Frequently Asked Questions
What is Bob Dylan’s most famous song?
“Blowin’ in the Wind” is generally considered Dylan’s most famous and culturally recognized song. Released in 1963, it became an anthem of the civil rights and anti-war movements and has been covered by hundreds of artists across genres over the decades.
What album is “Like a Rolling Stone” from?
“Like a Rolling Stone” appears on Highway 61 Revisited, released in August 1965. It was also released as a single and reached number 2 on the Billboard Hot 100, making it one of Dylan’s biggest commercial successes despite its unconventional six-minute length.
Did Bob Dylan win a Nobel Prize?
Yes.

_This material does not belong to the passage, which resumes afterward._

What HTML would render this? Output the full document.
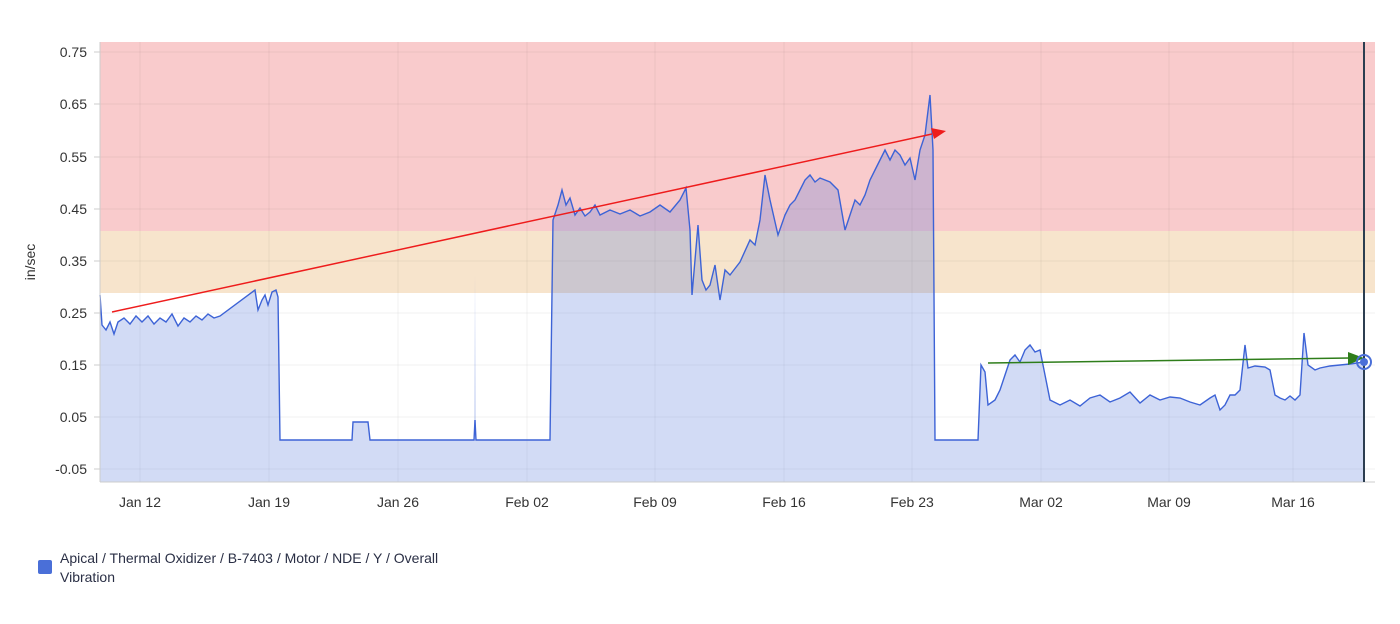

Bob Dylan was awarded the Nobel Prize in Literature in 2016, becoming the first musician to receive the honor. The Swedish Academy cited his creation of new poetic expressions within the great American song tradition as the basis for the award.
What is considered Bob Dylan’s best album?

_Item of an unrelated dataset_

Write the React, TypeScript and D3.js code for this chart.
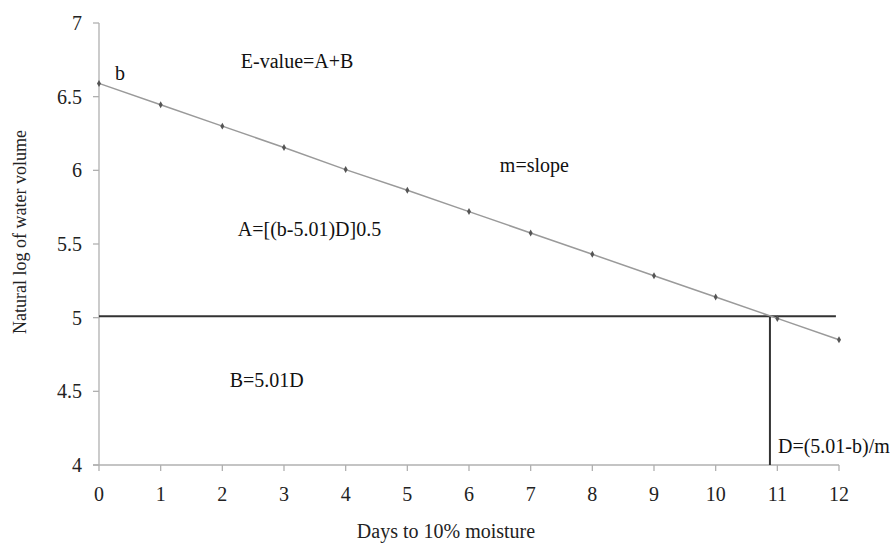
import { useEffect, useRef } from 'react';
import * as d3 from 'd3';

const width = 893;
const height = 546;
const margin = { top: 23, right: 54, bottom: 81, left: 99 };

const days = [0, 1, 2, 3, 4, 5, 6, 7, 8, 9, 10, 11, 12];
const lnVolume = [6.59, 6.445, 6.3, 6.155, 6.005, 5.865, 5.72, 5.575, 5.43, 5.285, 5.14, 4.995, 4.85];
const yTicks = [4, 4.5, 5, 5.5, 6, 6.5, 7];
const threshold = 5.01;
const dValue = 10.88;

const notes = [
  { text: 'b', x: 0.26, y: 6.613 },
  { text: 'E-value=A+B', x: 2.3, y: 6.695 },
  { text: 'm=slope', x: 6.5, y: 5.99 },
  { text: 'A=[(b-5.01)D]0.5', x: 2.25, y: 5.554 },
  { text: 'B=5.01D', x: 2.12, y: 4.53 },
  { text: 'D=(5.01-b)/m', x: 11.01, y: 4.08 },
];

const App = () => {
  const ref = useRef<SVGSVGElement>(null);

  useEffect(() => {
    const svg = d3.select(ref.current);
    svg.selectAll('*').remove();
    const iw = width - margin.left - margin.right;
    const ih = height - margin.top - margin.bottom;

    const x = d3.scaleLinear().domain([0, 12]).range([0, iw]);
    const y = d3.scaleLinear().domain([4, 7]).range([ih, 0]);

    const g = svg.append('g').attr('transform', `translate(${margin.left},${margin.top})`);
    const font = '"Liberation Serif", "Times New Roman", serif';
    const fs = 20;

    // axes
    const axisColor = '#b0b0b0';
    g.append('line').attr('x1', -6).attr('x2', x(12)).attr('y1', ih).attr('y2', ih)
      .attr('stroke', axisColor).attr('stroke-width', 1.3);
    g.append('line').attr('x1', 0).attr('x2', 0).attr('y1', 0).attr('y2', ih)
      .attr('stroke', axisColor).attr('stroke-width', 1.3);

    g.selectAll('.xt').data(days).join('line')
      .attr('x1', d => x(d)).attr('x2', d => x(d)).attr('y1', ih).attr('y2', ih + 6)
      .attr('stroke', axisColor).attr('stroke-width', 1.3);
    g.selectAll('.xl').data(days).join('text')
      .attr('x', d => x(d)).attr('y', ih + 36)
      .attr('text-anchor', 'middle').attr('font-family', font).attr('font-size', fs)
      .attr('fill', '#222').text(d => d);

    g.selectAll('.yt').data(yTicks).join('line')
      .attr('x1', -6).attr('x2', 0).attr('y1', d => y(d)).attr('y2', d => y(d))
      .attr('stroke', axisColor).attr('stroke-width', 1.3);
    g.selectAll('.yl').data(yTicks).join('text')
      .attr('x', -17).attr('y', d => y(d)).attr('dy', '0.35em')
      .attr('text-anchor', 'end').attr('font-family', font).attr('font-size', fs)
      .attr('fill', '#222').text(d => d);

    // axis titles
    svg.append('text').attr('x', 446).attr('y', 538)
      .attr('text-anchor', 'middle').attr('font-family', font).attr('font-size', fs)
      .attr('fill', '#222').text('Days to 10% moisture');
    svg.append('text')
      .attr('transform', `translate(26,232) rotate(-90)`)
      .attr('text-anchor', 'middle').attr('font-family', font).attr('font-size', 18)
      .attr('fill', '#222').text('Natural log of water volume');

    // threshold lines
    g.append('line').attr('x1', 0).attr('x2', x(11.95)).attr('y1', y(threshold)).attr('y2', y(threshold))
      .attr('stroke', '#333').attr('stroke-width', 2);
    g.append('line').attr('x1', x(dValue)).attr('x2', x(dValue)).attr('y1', y(threshold)).attr('y2', ih)
      .attr('stroke', '#333').attr('stroke-width', 2);

    // data line
    const line = d3.line<number>().x((_, i) => x(days[i])).y(d => y(d));
    g.append('path').datum(lnVolume).attr('d', line)
      .attr('fill', 'none').attr('stroke', '#9a9a9a').attr('stroke-width', 1.5);
    g.selectAll('.pt').data(lnVolume).join('path')
      .attr('d', d3.symbol(d3.symbolDiamond, 14)())
      .attr('transform', (d, i) => `translate(${x(days[i])},${y(d)})`)
      .attr('fill', '#555');

    // annotations
    g.selectAll('.note').data(notes).join('text')
      .attr('x', d => x(d.x)).attr('y', d => y(d.y))
      .attr('font-family', font).attr('font-size', fs).attr('fill', '#111')
      .text(d => d.text);
  }, []);

  return (
    <svg ref={ref} width={width} height={height}
      style={{ position: 'absolute', left: 0, top: 0, background: '#fff' }} />
  );
};

export default App;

Blood on the Tracks (1975) and Highway 61 Revisited (1965) are most frequently cited by critics and listeners as Dylan’s greatest albums. Blonde on Blonde (1966) and The Freewheelin’ Bob Dylan (1963) are also consistently ranked among the greatest albums in rock history.
When did Bob Dylan go electric?
Dylan famously played an electric set with the Paul Butterfield Blues Band at the Newport Folk Festival in July 1965, an event widely considered a landmark moment in rock history. His studio transition to electric rock began with Bringing It All Back Home earlier that same year.
How many studio albums has Bob Dylan released?
Bob Dylan has released 39 studio albums as of 2023, beginning with his self-titled debut in 1962. His most recent studio album, Rough and Rowdy Ways, was released in 2020 to widespread critical acclaim and marked his first album of original material since 2012.
What songwriting style is Bob Dylan known for?
Dylan is best known for his literary, poetic approach to songwriting, drawing on folk traditions, Beat poetry, French Symbolist poetry, and American blues and country. His work frequently combines specific narrative detail with surrealist imagery, and his lyrics are often studied as literature independent of the music they accompany.